Chance & probabilities really don't mean much when you are dealing with irrational behaviour.  Or more specifically, Irrational Exuberance.

In the case of the real-estate bubble, quantity meant more than quality.  The more mortgages issued, the more money was made.  There was no fear of "risk" exposure, because these mortgages were bundled up and sold as packages, diluted like so much oil dumped in the ocean.  The "lead paint" in the asset only showed up after it has been consumed by the market, more specifically the credit markets, and found to be worthless, or at least rated far less than it once was determined.

If 10 of your friends told you something was garbage, would you want to get rid of it?  What if one of your friends offered you $0.10 on the dollar for it, the going rate for something sold in a pawn shop?  Would you trust that friend anymore, especially if he once told you it was worth much more?

With over $2.6 trillion in outstanding swaps (probably more like $4 trillion today), a 90% haircut would leave about $260 billion left over for whoever wanted to fight over it.

But really this is a worst-case scenario, isn't it?  Maybe not... what if there's no market at all for this $2.6 trillion dollars in swaps, or if there was a $0.10 on the dollar market that no one in their right mind would take?  The market for these CDOs would dry up until the next economic cycle makes them viable again....

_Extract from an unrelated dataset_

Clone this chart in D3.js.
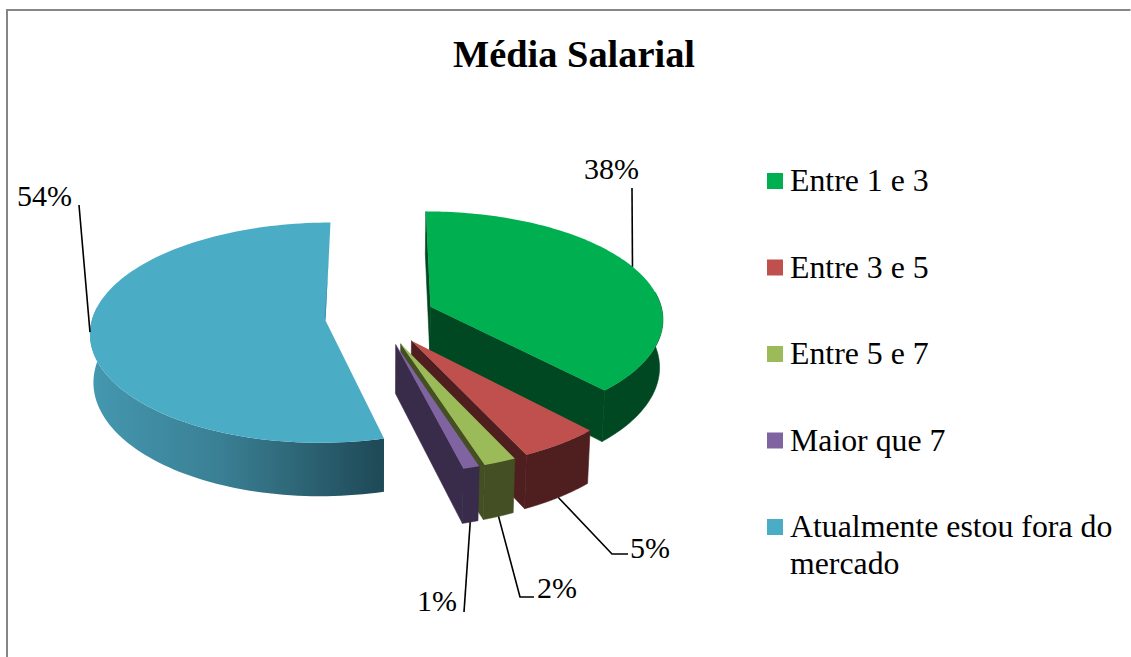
<!DOCTYPE html>
<html><head><meta charset="utf-8">
<script src="https://cdn.jsdelivr.net/npm/d3@7/dist/d3.min.js"></script>
<style>html,body{margin:0;padding:0;background:#fff}svg{display:block}text{font-family:"Liberation Serif","Times New Roman",serif;fill:#000}</style>
</head><body><svg id="c" width="1131" height="657"></svg>
<script>
const title = "Média Salarial";
const categories = ["Entre 1 e 3","Entre 3 e 5","Entre 5 e 7","Maior que 7","Atualmente estou fora do mercado"];
const values = [38,5,2,1,54];
const topColors = ["#00B050","#C0504D","#9BBB59","#8064A2","#4BACC6"];
const wallColors = ["#004822","#4F1F1F","#454F24","#382C4A","url(#blueWall)"];

const svg = d3.select("#c");
const cx=380, cy=317, Rx=233, Ry=108, H=48, kx=0.1, ky=0.11, expl=0.235, explY=1.1, shrink=0.988;

svg.append("path").attr("d","M7,657V10H1130.5").attr("fill","none").attr("stroke","#868686").attr("stroke-width",2);

const grad = svg.append("defs").append("linearGradient").attr("id","blueWall")
  .attr("gradientUnits","userSpaceOnUse").attr("x1",91).attr("x2",379).attr("y1",0).attr("y2",0);
[[0,"#4498B0"],[0.45,"#3A7F94"],[0.75,"#2C6373"],[1,"#1F4A58"]].forEach(s=>grad.append("stop").attr("offset",s[0]).attr("stop-color",s[1]));

const arcs = d3.pie().sort(null).startAngle(0).endAngle(2*Math.PI)(values);
const line = d3.line().x(p=>p[0]).y(p=>p[1]);

function project(X,Y,z){
  const sx=1/(1+kx*Y), sy=1/(1+ky*Y);
  const x=cx+Rx*X*sx;
  return [z? cx+(x-cx)*shrink : x, cy-Ry*Y*sy+z*(H*sy*0.95+2)];
}
const slices = arcs.map((a,i)=>{
  const mid=(a.startAngle+a.endAngle)/2;
  const ox=expl*Math.sin(mid), oy=expl*explY*Math.cos(mid);
  const P=(t,r,z)=>project(ox+r*Math.sin(t),oy+r*Math.cos(t),z);
  return {a,i,mid,P};
});
const samples=(a,b)=>d3.range(0,121).map(k=>a+(b-a)*k/120);

function drawSlice(s){
  const {a,i,P}=s; const g=svg.append("g");
  const ts=samples(a.startAngle,a.endAngle);
  const sc=P(a.startAngle,1,0), ap=P(0,0,0), sb=P(a.startAngle,1,1), ab=P(0,0,1);
  const wallPath=d=>g.append("path").attr("d",d).attr("fill",wallColors[i]).attr("stroke",i<4?wallColors[i]:"none").attr("stroke-width",0.6);
  if(a.startAngle<0.01) wallPath(line([sc,sb,ab,ap])+"Z");
  if(a.endAngle<Math.PI) wallPath(line([ap,P(a.endAngle,1,0),P(a.endAngle,1,1),ab])+"Z");
  const tw=ts.filter(t=>Math.cos(t)<0.15);
  wallPath(line(tw.map(t=>P(t,1,0)).concat(tw.slice().reverse().map(t=>P(t,1,1))))+"Z");
  g.append("path").attr("d",line([ap].concat(ts.map(t=>P(t,1,0))))+"Z").attr("fill",topColors[i]);
  if(a.endAngle>6.2){
    const e=P(a.endAngle,1,0);
    g.append("path").attr("d",line([e,[e[0]-3,e[1]+55],[ap[0]-1,ap[1]-4],ap])+"Z").attr("fill","#3D94AD");
  }
}
[4,0,1,2,3].forEach(i=>drawSlice(slices[i]));

const leaderZ=[0,1,1,1,0];
const leaderTurn=[-0.03,0,0,0,0.02];
const leaderEnds=[[[632,188]],[[612,554],[628,554]],[[520,597],[534,597]],[[464,612]],[[79,205]]];
const labelPos=[[584,179],[630,558],[537,598],[417,611],[17,206]];
slices.forEach((s,i)=>{
  const st=s.P(s.mid+leaderTurn[i],1,leaderZ[i]);
  svg.append("path").attr("d",line([st].concat(leaderEnds[i]))).attr("fill","none").attr("stroke","#000").attr("stroke-width",1.6);
  svg.append("text").attr("x",labelPos[i][0]).attr("y",labelPos[i][1]).attr("font-size",30).text(values[i]+"%");
});

svg.append("text").attr("x",574).attr("y",67).attr("text-anchor","middle")
  .attr("font-size",38.4).attr("font-weight","bold").text(title);

const legY=d3.scalePoint().domain(categories).range([181,527]);
const legendLines=[["Entre 1 e 3"],["Entre 3 e 5"],["Entre 5 e 7"],["Maior que 7"],["Atualmente estou fora do","mercado"]];
categories.forEach((c,i)=>{
  const y=legY(c);
  svg.append("rect").attr("x",767).attr("y",y-8).attr("width",16).attr("height",16).attr("fill",topColors[i]);
  const t=svg.append("text").attr("font-size",31.8);
  legendLines[i].forEach((l,j)=>t.append("tspan").attr("x",790).attr("y",y+10+j*37).text(l));
});
</script></body></html>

I am not a market specialist or CDO specialist or even a financial specialist, so these are really just my thoughts on the whole matter of CDOs, Subprime, and the current state of the markets based on what I have read.  Chances are things will always revert back to the mean, and all of this stuff will disappear eventually.  People like a sense of normalcy...

"It's like a free lunch," said Gorgeon. "You're immune to default."